:: GIVEN EXERCISE ::
Restate each line word for word. Leave out every picture.

★ ★ ★

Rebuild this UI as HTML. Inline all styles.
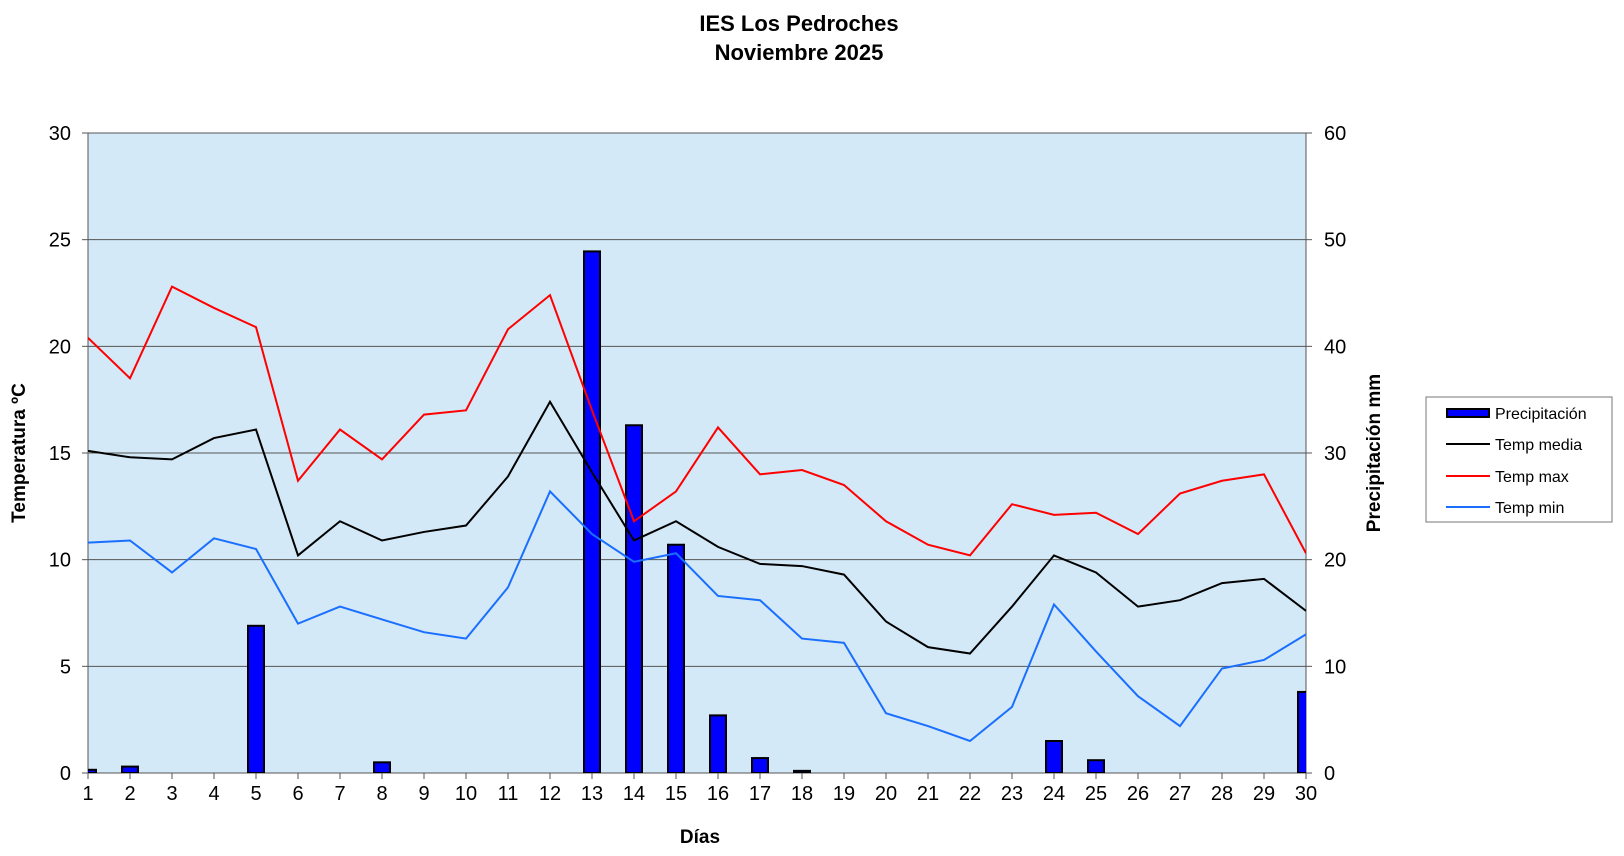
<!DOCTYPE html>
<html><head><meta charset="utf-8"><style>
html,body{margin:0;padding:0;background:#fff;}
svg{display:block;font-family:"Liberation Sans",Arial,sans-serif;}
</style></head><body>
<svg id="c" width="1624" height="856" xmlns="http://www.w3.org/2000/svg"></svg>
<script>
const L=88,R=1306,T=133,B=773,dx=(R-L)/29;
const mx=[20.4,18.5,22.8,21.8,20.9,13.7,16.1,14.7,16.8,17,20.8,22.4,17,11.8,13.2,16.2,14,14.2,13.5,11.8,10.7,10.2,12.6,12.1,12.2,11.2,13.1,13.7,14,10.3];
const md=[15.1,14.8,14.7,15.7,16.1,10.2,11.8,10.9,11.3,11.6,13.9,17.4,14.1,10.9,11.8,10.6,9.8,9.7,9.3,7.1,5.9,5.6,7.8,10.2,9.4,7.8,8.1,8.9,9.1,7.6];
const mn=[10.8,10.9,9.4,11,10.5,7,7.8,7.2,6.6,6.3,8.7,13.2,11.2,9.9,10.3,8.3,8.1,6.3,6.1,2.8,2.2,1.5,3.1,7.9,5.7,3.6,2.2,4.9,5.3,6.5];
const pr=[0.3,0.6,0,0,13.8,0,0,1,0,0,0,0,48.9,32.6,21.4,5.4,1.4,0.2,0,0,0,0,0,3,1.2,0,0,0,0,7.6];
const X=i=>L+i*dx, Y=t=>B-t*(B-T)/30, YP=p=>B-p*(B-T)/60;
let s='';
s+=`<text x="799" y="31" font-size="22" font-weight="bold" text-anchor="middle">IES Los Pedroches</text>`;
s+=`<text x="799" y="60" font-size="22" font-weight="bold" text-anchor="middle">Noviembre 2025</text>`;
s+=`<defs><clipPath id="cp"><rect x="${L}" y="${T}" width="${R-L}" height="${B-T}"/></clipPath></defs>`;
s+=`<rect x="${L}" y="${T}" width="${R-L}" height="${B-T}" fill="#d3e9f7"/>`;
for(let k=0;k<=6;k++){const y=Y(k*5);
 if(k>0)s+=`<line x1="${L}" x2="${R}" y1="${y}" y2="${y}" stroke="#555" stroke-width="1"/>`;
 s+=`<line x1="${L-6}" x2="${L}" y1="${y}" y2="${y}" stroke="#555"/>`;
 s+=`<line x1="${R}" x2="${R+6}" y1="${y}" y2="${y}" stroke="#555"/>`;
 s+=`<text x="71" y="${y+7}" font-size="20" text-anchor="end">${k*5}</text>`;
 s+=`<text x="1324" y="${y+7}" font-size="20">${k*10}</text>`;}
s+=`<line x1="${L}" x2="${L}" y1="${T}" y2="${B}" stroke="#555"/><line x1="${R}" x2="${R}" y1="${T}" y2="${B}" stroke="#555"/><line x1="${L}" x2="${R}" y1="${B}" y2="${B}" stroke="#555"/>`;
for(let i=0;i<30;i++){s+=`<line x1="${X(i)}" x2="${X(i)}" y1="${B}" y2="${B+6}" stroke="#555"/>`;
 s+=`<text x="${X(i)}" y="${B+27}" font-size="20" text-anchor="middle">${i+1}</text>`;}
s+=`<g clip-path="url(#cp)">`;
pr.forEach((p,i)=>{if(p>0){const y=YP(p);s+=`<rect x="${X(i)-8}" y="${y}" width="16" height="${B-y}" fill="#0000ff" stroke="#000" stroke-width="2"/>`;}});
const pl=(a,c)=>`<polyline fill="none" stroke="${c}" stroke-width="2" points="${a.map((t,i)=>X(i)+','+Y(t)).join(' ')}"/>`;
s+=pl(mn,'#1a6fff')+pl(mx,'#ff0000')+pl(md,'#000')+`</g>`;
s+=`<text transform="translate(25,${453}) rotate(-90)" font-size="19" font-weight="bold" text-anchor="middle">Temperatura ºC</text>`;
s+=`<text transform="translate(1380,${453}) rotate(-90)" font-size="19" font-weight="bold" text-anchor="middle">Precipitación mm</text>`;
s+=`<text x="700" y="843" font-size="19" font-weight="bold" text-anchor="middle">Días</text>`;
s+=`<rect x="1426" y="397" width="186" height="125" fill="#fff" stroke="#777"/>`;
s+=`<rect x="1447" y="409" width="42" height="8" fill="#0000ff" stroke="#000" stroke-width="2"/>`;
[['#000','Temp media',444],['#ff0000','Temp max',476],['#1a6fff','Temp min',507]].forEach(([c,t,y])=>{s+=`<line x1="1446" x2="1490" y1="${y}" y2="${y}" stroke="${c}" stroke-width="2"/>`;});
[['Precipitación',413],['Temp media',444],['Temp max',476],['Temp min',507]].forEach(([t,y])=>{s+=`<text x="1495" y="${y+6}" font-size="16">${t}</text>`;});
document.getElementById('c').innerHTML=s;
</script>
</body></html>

★ ★ ★

:: COMPLETE RESPONSE ::
Rebuild this UI as HTML. Inline all styles.
<!DOCTYPE html>
<html><head><meta charset="utf-8"><style>
html,body{margin:0;padding:0;background:#fff;}
svg{display:block;font-family:"Liberation Sans",Arial,sans-serif;}
</style></head><body>
<svg id="c" width="1624" height="856" xmlns="http://www.w3.org/2000/svg"></svg>
<script>
const L=88,R=1306,T=133,B=773,dx=(R-L)/29;
const mx=[20.4,18.5,22.8,21.8,20.9,13.7,16.1,14.7,16.8,17,20.8,22.4,17,11.8,13.2,16.2,14,14.2,13.5,11.8,10.7,10.2,12.6,12.1,12.2,11.2,13.1,13.7,14,10.3];
const md=[15.1,14.8,14.7,15.7,16.1,10.2,11.8,10.9,11.3,11.6,13.9,17.4,14.1,10.9,11.8,10.6,9.8,9.7,9.3,7.1,5.9,5.6,7.8,10.2,9.4,7.8,8.1,8.9,9.1,7.6];
const mn=[10.8,10.9,9.4,11,10.5,7,7.8,7.2,6.6,6.3,8.7,13.2,11.2,9.9,10.3,8.3,8.1,6.3,6.1,2.8,2.2,1.5,3.1,7.9,5.7,3.6,2.2,4.9,5.3,6.5];
const pr=[0.3,0.6,0,0,13.8,0,0,1,0,0,0,0,48.9,32.6,21.4,5.4,1.4,0.2,0,0,0,0,0,3,1.2,0,0,0,0,7.6];
const X=i=>L+i*dx, Y=t=>B-t*(B-T)/30, YP=p=>B-p*(B-T)/60;
let s='';
s+=`<text x="799" y="31" font-size="22" font-weight="bold" text-anchor="middle">IES Los Pedroches</text>`;
s+=`<text x="799" y="60" font-size="22" font-weight="bold" text-anchor="middle">Noviembre 2025</text>`;
s+=`<defs><clipPath id="cp"><rect x="${L}" y="${T}" width="${R-L}" height="${B-T}"/></clipPath></defs>`;
s+=`<rect x="${L}" y="${T}" width="${R-L}" height="${B-T}" fill="#d3e9f7"/>`;
for(let k=0;k<=6;k++){const y=Y(k*5);
 if(k>0)s+=`<line x1="${L}" x2="${R}" y1="${y}" y2="${y}" stroke="#555" stroke-width="1"/>`;
 s+=`<line x1="${L-6}" x2="${L}" y1="${y}" y2="${y}" stroke="#555"/>`;
 s+=`<line x1="${R}" x2="${R+6}" y1="${y}" y2="${y}" stroke="#555"/>`;
 s+=`<text x="71" y="${y+7}" font-size="20" text-anchor="end">${k*5}</text>`;
 s+=`<text x="1324" y="${y+7}" font-size="20">${k*10}</text>`;}
s+=`<line x1="${L}" x2="${L}" y1="${T}" y2="${B}" stroke="#555"/><line x1="${R}" x2="${R}" y1="${T}" y2="${B}" stroke="#555"/><line x1="${L}" x2="${R}" y1="${B}" y2="${B}" stroke="#555"/>`;
for(let i=0;i<30;i++){s+=`<line x1="${X(i)}" x2="${X(i)}" y1="${B}" y2="${B+6}" stroke="#555"/>`;
 s+=`<text x="${X(i)}" y="${B+27}" font-size="20" text-anchor="middle">${i+1}</text>`;}
s+=`<g clip-path="url(#cp)">`;
pr.forEach((p,i)=>{if(p>0){const y=YP(p);s+=`<rect x="${X(i)-8}" y="${y}" width="16" height="${B-y}" fill="#0000ff" stroke="#000" stroke-width="2"/>`;}});
const pl=(a,c)=>`<polyline fill="none" stroke="${c}" stroke-width="2" points="${a.map((t,i)=>X(i)+','+Y(t)).join(' ')}"/>`;
s+=pl(mn,'#1a6fff')+pl(mx,'#ff0000')+pl(md,'#000')+`</g>`;
s+=`<text transform="translate(25,${453}) rotate(-90)" font-size="19" font-weight="bold" text-anchor="middle">Temperatura ºC</text>`;
s+=`<text transform="translate(1380,${453}) rotate(-90)" font-size="19" font-weight="bold" text-anchor="middle">Precipitación mm</text>`;
s+=`<text x="700" y="843" font-size="19" font-weight="bold" text-anchor="middle">Días</text>`;
s+=`<rect x="1426" y="397" width="186" height="125" fill="#fff" stroke="#777"/>`;
s+=`<rect x="1447" y="409" width="42" height="8" fill="#0000ff" stroke="#000" stroke-width="2"/>`;
[['#000','Temp media',444],['#ff0000','Temp max',476],['#1a6fff','Temp min',507]].forEach(([c,t,y])=>{s+=`<line x1="1446" x2="1490" y1="${y}" y2="${y}" stroke="${c}" stroke-width="2"/>`;});
[['Precipitación',413],['Temp media',444],['Temp max',476],['Temp min',507]].forEach(([t,y])=>{s+=`<text x="1495" y="${y+6}" font-size="16">${t}</text>`;});
document.getElementById('c').innerHTML=s;
</script>
</body></html>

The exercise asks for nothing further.